Voler l'Etat ce n'est plus de la petite bière.
On a entendu le président Privert lors de l'ouverture de la première séance en assemblée nationale au parlement en janvier dernier, dire comment son administration a pu aider la banque centrale (BRH) à augmenter les fonds de réserves (passant de quelque 600 millions à 900 millions de dollars américains).
Ces réserves en devises fortes (principalement en billets verts) doivent être disponibles pour payer les importations indispensables (pétrole et autres).

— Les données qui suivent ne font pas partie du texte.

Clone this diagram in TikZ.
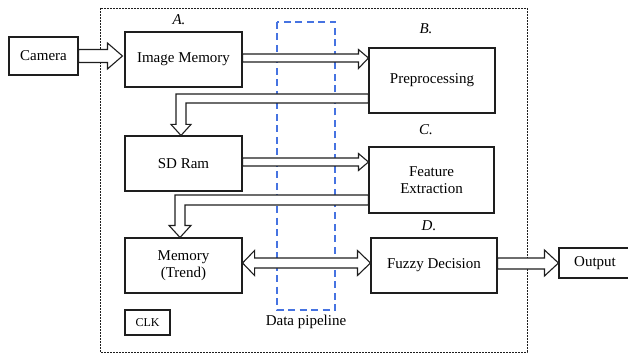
\documentclass[tikz,border=0pt]{standalone}
\usepackage{fontspec}
\setmainfont{Liberation Serif}
\usetikzlibrary{calc}
\definecolor{ink}{RGB}{30,30,30}
\definecolor{pipeblue}{RGB}{70,115,225}
\tikzset{
  blk/.style={draw=ink, line width=1.1pt, fill=white, inner sep=2pt, align=center,
              font=\fontsize{15}{17}\selectfont},
  tag/.style={font=\fontsize{15}{17}\selectfont\itshape, inner sep=0pt},
  hollow/.style={draw=ink, line width=1.1pt, fill=white, line join=miter},
  frame/.style={draw=ink, line width=0.9pt, dash pattern=on 1.8pt off 1.2pt},
  pipe/.style={draw=pipeblue, line width=1.3pt, dash pattern=on 7pt off 4.5pt}
}
\begin{document}
\begin{tikzpicture}[x=1pt,y=-1pt]
\useasboundingbox (0,0) rectangle (628,355);

% outer system boundary and pipeline region
\draw[frame] (100,8) rectangle (527,352);
\draw[pipe] (277,22) rectangle (335,310);

% blocks
\node[blk, minimum width=69pt, minimum height=38pt] (cam) at (43.5,56) {Camera};
\node[blk, minimum width=117pt, minimum height=55pt] (imem) at (183.5,59.5) {Image Memory};
\node[blk, minimum width=126pt, minimum height=65pt] (pre) at (432,80.5) {Preprocessing};
\node[blk, minimum width=117pt, minimum height=55pt] (sdr) at (183.5,163.5) {SD Ram};
\node[blk, minimum width=125pt, minimum height=66pt] (fex) at (431.5,180) {Feature\\Extraction};
\node[blk, minimum width=117pt, minimum height=55pt] (mem) at (183.5,265.5) {Memory\\(Trend)};
\node[blk, minimum width=126pt, minimum height=55pt] (fuz) at (434,265.5) {Fuzzy Decision};
\node[blk, minimum width=72pt, minimum height=30pt] (out) at (595,263) {Output};
\node[blk, minimum width=45pt, minimum height=25pt, font=\fontsize{12}{14}\selectfont] (clk) at (147.5,322.5) {CLK};

% stage labels
\node[tag] (la) at (179,20) {A.};
\node[tag] (lb) at (426,29) {B.};
\node[tag] (lc) at (426,130) {C.};
\node[tag] (ld) at (429,226) {D.};
\node[font=\fontsize{15}{17}\selectfont, inner sep=0pt] (dp) at (306,322) {Data pipeline};

% Camera -> Image Memory
\draw[hollow] let \p1=(cam.east), \p2=(imem.west) in
  (\x1,\y1+6.5pt) -- (\x2-17pt,\y1+6.5pt) -- (\x2-17pt,\y1+13pt) -- (\x2-2pt,\y1)
  -- (\x2-17pt,\y1-13pt) -- (\x2-17pt,\y1-6.5pt) -- (\x1,\y1-6.5pt) -- cycle;

% Image Memory -> Preprocessing
\draw[hollow] let \p1=(imem.east), \p2=(pre.west) in
  (\x1,\y1+5.5pt) -- (\x2-10pt,\y1+5.5pt) -- (\x2-10pt,\y1+10pt) -- (\x2,\y1+1.5pt)
  -- (\x2-10pt,\y1-9pt) -- (\x2-10pt,\y1-2.5pt) -- (\x1,\y1-2.5pt) -- cycle;

% Preprocessing -> SD Ram
\draw[hollow] let \p1=(pre.west), \p2=(sdr.north) in
  (\x1,\y1-13.5pt) -- (\x2-7.5pt,\y1-13.5pt) -- (\x2-7.5pt,\y2+11pt)
  -- (\x2-12.5pt,\y2+11pt) -- (\x2-2.5pt,\y2) -- (\x2+7.5pt,\y2+11pt)
  -- (\x2+2.5pt,\y2+11pt) -- (\x2+2.5pt,\y1-22.5pt) -- (\x1,\y1-22.5pt) -- cycle;

% SD Ram -> Feature Extraction
\draw[hollow] let \p1=(sdr.east), \p2=(fex.west) in
  (\x1,\y1+5.5pt) -- (\x2-10pt,\y1+5.5pt) -- (\x2-10pt,\y1+10pt) -- (\x2,\y1+1.5pt)
  -- (\x2-10pt,\y1-7pt) -- (\x2-10pt,\y1-2.5pt) -- (\x1,\y1-2.5pt) -- cycle;

% Feature Extraction -> Memory (Trend)
\draw[hollow] let \p1=(fex.west), \p2=(mem.north) in
  (\x1,\y1-15pt) -- (\x2-8.5pt,\y1-15pt) -- (\x2-8.5pt,\y2+12pt)
  -- (\x2-14.5pt,\y2+12pt) -- (\x2-3.5pt,\y2) -- (\x2+7.5pt,\y2+12pt)
  -- (\x2+1.5pt,\y2+12pt) -- (\x2+1.5pt,\y1-25pt) -- (\x1,\y1-25pt) -- cycle;

% Memory (Trend) <-> Fuzzy Decision
\draw[hollow] let \p1=(mem.east), \p2=(fuz.west) in
  (\x1,\y1+2.5pt) -- (\x1+12pt,\y1+15pt) -- (\x1+12pt,\y1+7.5pt)
  -- (\x2-13pt,\y1+7.5pt) -- (\x2-13pt,\y1+15pt) -- (\x2,\y1+2.5pt)
  -- (\x2-13pt,\y1-10pt) -- (\x2-13pt,\y1-2.5pt) -- (\x1+12pt,\y1-2.5pt)
  -- (\x1+12pt,\y1-10pt) -- cycle;

% Fuzzy Decision -> Output
\draw[hollow] let \p1=(fuz.east), \p2=(out.west) in
  (\x1,\y1+7.5pt) -- (\x2-14pt,\y1+7.5pt) -- (\x2-14pt,\y1+15.5pt) -- (\x2,\y1+2.5pt)
  -- (\x2-14pt,\y1-10.5pt) -- (\x2-14pt,\y1-3.5pt) -- (\x1,\y1-3.5pt) -- cycle;
\end{tikzpicture}
\end{document}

Eh bien c'est un autre résultat de la politique du cash management. L'Etat (ou plutôt le gouvernement) se débrouille avec ce qu'il a, décidant de ne pas avoir recours au fond de réserves pour financer le budget public.
L'Etat-Privert a voulu en faire plus, comme établir un conseil d'administration pour toutes les grandes 'boites' de l'Etat dont certaines brassent des millions (et pas seulement en gourdes) à longueur d'année.
Ce sont les banques de l'Etat (BNC, BPH), les offices d'assurances publics (ONA, OFATMA), la douane (APN), l'aéroport international (AAN), ou le fameux BMPAD (bureau de monétisation) qui se vit confier la gestion des centaines de millions de dollars du fonds Petrocaribe.
Certaines de ces institutions réalisent de gros profits en fin de période fiscale.
Que deviennent ces profits ?
Un conseil d'administration permettrait d'y voir un peu plus clair.
A moins d'ajouter aussi ledit conseil dans la chaine d'association de malfaiteurs. Tout est possible.
Toujours est-il que aujourd'hui voler l'Etat reste toujours possible. Mais c'est de plus en plus à vos risques et périls.
De plus le fonctionnement de l'Etat n'est plus le même et un pouvoir qui le veut, a plus de possibilités de limiter les dégâts.